## STATED EXERCISE
Using the listing below, set down each line from the line containing "What Chart.js code" through the line containing "of particpants who", both ends included, exactly and with nothing added.
╭─ RECORD EXTRACTS
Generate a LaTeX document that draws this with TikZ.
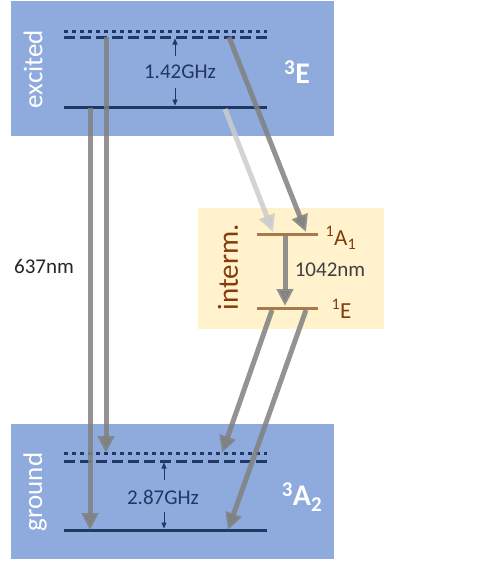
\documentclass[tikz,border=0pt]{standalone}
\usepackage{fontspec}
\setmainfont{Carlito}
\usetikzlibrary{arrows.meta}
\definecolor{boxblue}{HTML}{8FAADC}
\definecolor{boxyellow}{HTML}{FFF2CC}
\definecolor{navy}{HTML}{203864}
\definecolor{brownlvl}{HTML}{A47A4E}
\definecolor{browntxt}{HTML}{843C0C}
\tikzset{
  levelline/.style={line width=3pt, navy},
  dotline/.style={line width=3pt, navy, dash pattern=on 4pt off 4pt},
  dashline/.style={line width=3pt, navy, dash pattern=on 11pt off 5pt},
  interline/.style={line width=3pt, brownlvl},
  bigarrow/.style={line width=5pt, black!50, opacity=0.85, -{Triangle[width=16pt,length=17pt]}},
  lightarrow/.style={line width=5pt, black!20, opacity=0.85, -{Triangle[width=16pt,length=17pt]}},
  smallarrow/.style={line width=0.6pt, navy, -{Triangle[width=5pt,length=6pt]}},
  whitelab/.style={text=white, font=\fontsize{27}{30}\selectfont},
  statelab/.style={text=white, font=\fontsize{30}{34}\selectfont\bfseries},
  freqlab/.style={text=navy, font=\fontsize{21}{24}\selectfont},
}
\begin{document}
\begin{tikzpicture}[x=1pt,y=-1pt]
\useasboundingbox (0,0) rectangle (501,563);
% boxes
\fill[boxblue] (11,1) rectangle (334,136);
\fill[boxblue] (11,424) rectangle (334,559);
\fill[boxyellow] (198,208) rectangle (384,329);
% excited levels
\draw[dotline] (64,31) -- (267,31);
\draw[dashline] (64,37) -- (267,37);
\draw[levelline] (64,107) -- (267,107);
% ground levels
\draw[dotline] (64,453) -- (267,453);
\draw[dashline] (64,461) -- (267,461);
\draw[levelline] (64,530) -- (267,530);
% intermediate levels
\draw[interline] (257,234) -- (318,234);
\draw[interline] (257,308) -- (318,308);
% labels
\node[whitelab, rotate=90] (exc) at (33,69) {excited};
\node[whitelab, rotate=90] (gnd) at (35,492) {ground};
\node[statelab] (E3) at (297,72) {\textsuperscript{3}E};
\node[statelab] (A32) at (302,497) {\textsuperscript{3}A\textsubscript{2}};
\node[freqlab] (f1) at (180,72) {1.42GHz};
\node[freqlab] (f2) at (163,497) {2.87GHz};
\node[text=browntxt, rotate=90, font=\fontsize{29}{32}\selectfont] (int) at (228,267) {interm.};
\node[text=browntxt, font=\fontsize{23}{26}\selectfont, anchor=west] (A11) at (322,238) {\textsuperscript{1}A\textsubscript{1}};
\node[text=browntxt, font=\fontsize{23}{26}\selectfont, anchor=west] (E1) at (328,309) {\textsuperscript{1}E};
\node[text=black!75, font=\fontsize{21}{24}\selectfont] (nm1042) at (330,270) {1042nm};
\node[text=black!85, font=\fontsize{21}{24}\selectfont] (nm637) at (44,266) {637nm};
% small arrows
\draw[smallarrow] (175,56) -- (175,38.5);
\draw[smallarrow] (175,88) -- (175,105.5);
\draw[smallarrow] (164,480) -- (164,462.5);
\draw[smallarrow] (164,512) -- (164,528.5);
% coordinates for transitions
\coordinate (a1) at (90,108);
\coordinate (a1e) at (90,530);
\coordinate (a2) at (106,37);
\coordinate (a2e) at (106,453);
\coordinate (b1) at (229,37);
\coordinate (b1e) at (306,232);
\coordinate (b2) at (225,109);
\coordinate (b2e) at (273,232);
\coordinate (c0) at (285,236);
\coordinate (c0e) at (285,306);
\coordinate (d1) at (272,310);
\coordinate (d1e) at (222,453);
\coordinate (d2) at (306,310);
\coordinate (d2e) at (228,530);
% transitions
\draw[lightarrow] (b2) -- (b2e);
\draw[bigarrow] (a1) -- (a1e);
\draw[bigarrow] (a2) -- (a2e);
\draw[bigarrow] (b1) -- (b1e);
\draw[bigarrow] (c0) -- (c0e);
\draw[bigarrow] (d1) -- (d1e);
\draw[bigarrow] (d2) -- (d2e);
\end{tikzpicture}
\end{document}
╰─
╭─ RECORD EXTRACTS
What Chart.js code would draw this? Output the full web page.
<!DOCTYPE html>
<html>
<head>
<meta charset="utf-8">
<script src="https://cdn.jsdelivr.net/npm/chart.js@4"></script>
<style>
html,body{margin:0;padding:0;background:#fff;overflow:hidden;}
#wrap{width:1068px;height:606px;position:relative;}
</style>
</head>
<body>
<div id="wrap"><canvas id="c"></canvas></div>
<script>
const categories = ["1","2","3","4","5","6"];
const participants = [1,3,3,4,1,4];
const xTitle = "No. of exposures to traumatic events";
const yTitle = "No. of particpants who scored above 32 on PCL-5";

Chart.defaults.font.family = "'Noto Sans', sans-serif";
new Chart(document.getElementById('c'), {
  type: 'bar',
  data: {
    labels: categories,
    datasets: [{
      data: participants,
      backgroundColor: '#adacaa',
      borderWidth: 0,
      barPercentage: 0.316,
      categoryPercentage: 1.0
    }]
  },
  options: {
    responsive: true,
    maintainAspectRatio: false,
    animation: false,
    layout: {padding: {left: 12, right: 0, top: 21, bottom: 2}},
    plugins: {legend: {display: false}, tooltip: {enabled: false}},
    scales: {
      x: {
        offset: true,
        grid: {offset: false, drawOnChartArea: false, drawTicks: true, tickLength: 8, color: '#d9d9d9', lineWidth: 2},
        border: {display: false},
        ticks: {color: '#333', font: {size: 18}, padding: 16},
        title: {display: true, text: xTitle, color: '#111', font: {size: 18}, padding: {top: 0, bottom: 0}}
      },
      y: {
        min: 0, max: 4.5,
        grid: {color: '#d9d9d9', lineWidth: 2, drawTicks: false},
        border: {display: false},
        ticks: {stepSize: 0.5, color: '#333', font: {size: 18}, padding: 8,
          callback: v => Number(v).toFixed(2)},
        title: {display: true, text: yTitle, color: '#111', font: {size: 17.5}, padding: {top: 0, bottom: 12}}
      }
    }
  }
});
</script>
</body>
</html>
╰─
## FULL RESPONSE
What Chart.js code would draw this? Output the full web page.
<!DOCTYPE html>
<html>
<head>
<meta charset="utf-8">
<script src="https://cdn.jsdelivr.net/npm/chart.js@4"></script>
<style>
html,body{margin:0;padding:0;background:#fff;overflow:hidden;}
#wrap{width:1068px;height:606px;position:relative;}
</style>
</head>
<body>
<div id="wrap"><canvas id="c"></canvas></div>
<script>
const categories = ["1","2","3","4","5","6"];
const participants = [1,3,3,4,1,4];
const xTitle = "No. of exposures to traumatic events";
const yTitle = "No. of particpants who scored above 32 on PCL-5";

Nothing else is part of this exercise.